Houston faces 14 counts of being a convicted felon in possession of a firearm. He faces up to 140 years in prison if convicted.
“The defendant was not a prohibited person at the time of the conduct alleged in the indictment,” McGovern said.
In 2010 Houston was found guilty of felony evading arrest in Roane County Criminal Court.

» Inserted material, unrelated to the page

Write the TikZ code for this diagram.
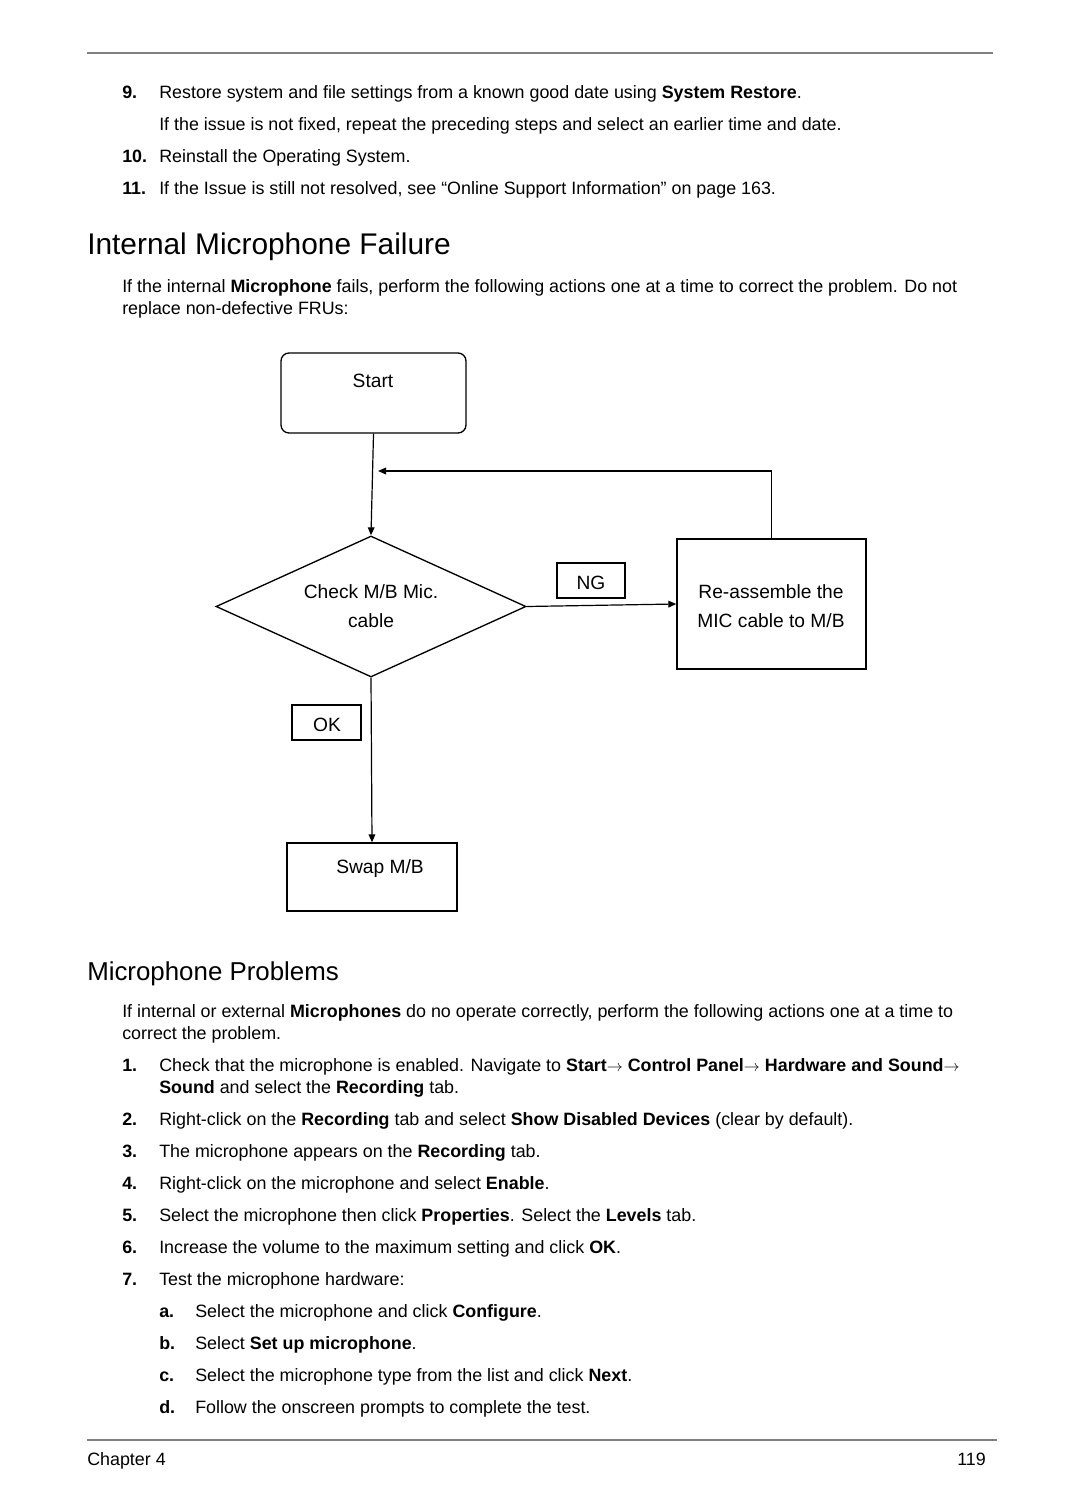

That conviction was the basis for the 14-count federal indictment, which was filed on Jan. 15.
Houston has been appealing his state conviction since 2010.
His request for a new trial was denied, but the Tennessee Court of Criminal Appeals didn’t render its decision until Feb. 11.
The indictment accuses Houston of being in possession of firearms on 14 dates between Oct. 11, 2012, and Jan. 11 of this year.
McGovern contends Houston was not prohibited from carrying firearms in the state of Tennessee during that time period because his appeal was still pending.
“The term ‘conviction’ is not defined in the Tennessee criminal code,” McGovern said. “Tennessee case law, however, teaches that a criminal judgment is not final – and therefore not a ‘conviction’ for any purpose – until all appeals have been exhausted.”
Since the feds are using Houston’s state conviction as basis for the federal charges, McGovern said the courts must go by what constitutes a conviction under state law.
“Because the state court judgment which serves as the predicate offense for all the counts of the indictment was still pending on direct appeal, it was not a ‘conviction’ under Tennessee law,” the motion said. “Therefore, the defendant was not a prohibited person, i.e., a person ‘who has been convicted in any court of a felony.’”
McGovern’s motion could be moot because the motion deadline in Houston’s federal case has already expired.
McGovern is requesting that he be allowed to “late-file” the motion.